Australian writer Yang Hengjun charged with spying in China | World news


The Australian novelist and former Chinese diplomat Yang Hengjun has been charged with espionage in Beijing.

Yang has been detained in China since January when he was arrested in Guangzhou. He is being held in Beijing in a ministry of state security detention centre.

The Guardian has confirmed that the Australian embassy was informed by the Beijing national security bureau on Monday afternoon that Yang had been formally charged, “suspected of committing espionage crimes”.

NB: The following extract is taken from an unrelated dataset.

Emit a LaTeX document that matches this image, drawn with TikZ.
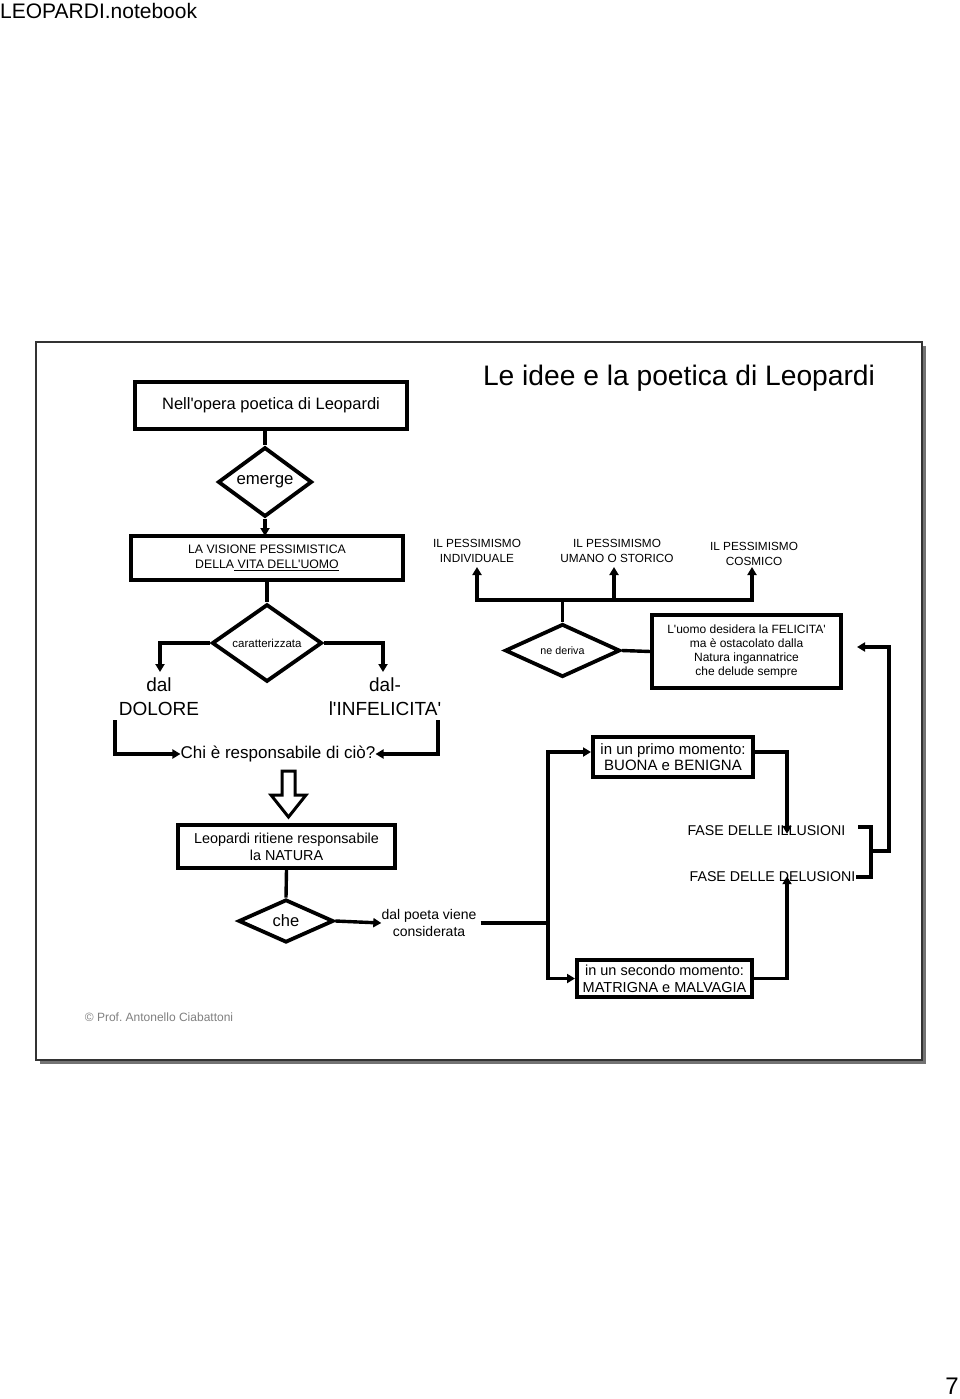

Yang’s lawyer Rob Stary confirmed his client had been charged with “a single act of espionage”, though there were no details of the alleged act. It is not clear whether the charge relates to his work as a writer, blogger or democracy activist. It is also unclear whether Australia is the country he is alleged to have spied for.

Stary said Yang’s legal team held “particular anxiety” over the fact he had now been charged with an offence that potentially carried the death penalty. Julian McMahon, who represented Van Nguyen and members of the Bali Nine facing capital charges, has been engaged to represent Yang.

There is a range of espionage offences under Chinese law, carrying penalties from three years in jail to the death penalty. Previously, it had been speculated Yang might face lesser charges of endangering national security.

Yang, a naturalised Australian citizen since 2002, was initially held under a system known as “residential surveillance at a designated location”, a type of secret detention in which authorities can deny access to lawyers and family, and restrict external communication.

In July he was moved to a Beijing detention centre in the lead-up to expected charges. Australian consular officials have been allowed one half-hour visit each month.

Chinese-born Yang was formerly a diplomat for the China’s ministry of foreign affairs, before working in the private sector in Hong Kong and moving to the US, then to Australia.

A novelist under the nom de plume Wei Shi, Yang has been a popular blogger, political commentator and agitator for democratic reforms in China for more than a decade.

“I’m like an old auntie jabbering on, always promoting democracy and repeating its benefits,” he wrote in an article in 2014. “Dictatorship is always torn down in one night, but good democracy isn’t built in one night.”

Australia has consistently criticised his treatment at the hands of Chinese authorities. In July the foreign affairs minister, Marise Payne, said the Australian government was “deeply disappointed” Yang had been transferred to criminal detention.

“The Australian government has raised its concerns about Dr Yang’s case regularly with China at senior levels,” Payne said. “I have written twice to China’s foreign minister, state councillor Wang Yi, to request a fair and transparent resolution to this matter and that Dr Yang be granted access to his lawyers. This has not occurred.”

The president of the Australian Law Council, Arthur Moses, met China’s vice-minister of justice this month and again raised Yang’s case. “Detainees like Dr Yang must be treated in a fair and transparent manner,” Moses said,

In a speech to the presidents of law associations in Asia, Moses said China lacked an independent judiciary and there was no rule of law.

Dr Feng Chongyi, an academic at the University of Technology Sydney and a friend of Yang’s, was detained for a week and interrogated by authorities in China over a study trip in 2017. He said there was no evidence to support any allegation of spying against Yang.

“I am furious at the news,” he said. “This is outrageous political persecution. I hope the international community will join hands to demand the release of Yang.”

A spokesman for China’s ministry of foreign affairs, Geng Shuang, said Yang’s case was proceeding “in accordance with the law” and that the state had “fully guaranteed” the protection of his rights.

But observers argue there has been no transparent process and the charges appear politically motivated.

Yaqiu Wang, a China researcher for Human Rights Watch, said: “While we don’t know the details of Yang’s case, the Chinese government has a record of deploying vague ‘national security’ charges to prosecute peaceful critics.”

Yang’s wife, Yuan Xiaoliang, an Australian permanent resident, has been banned from leaving China.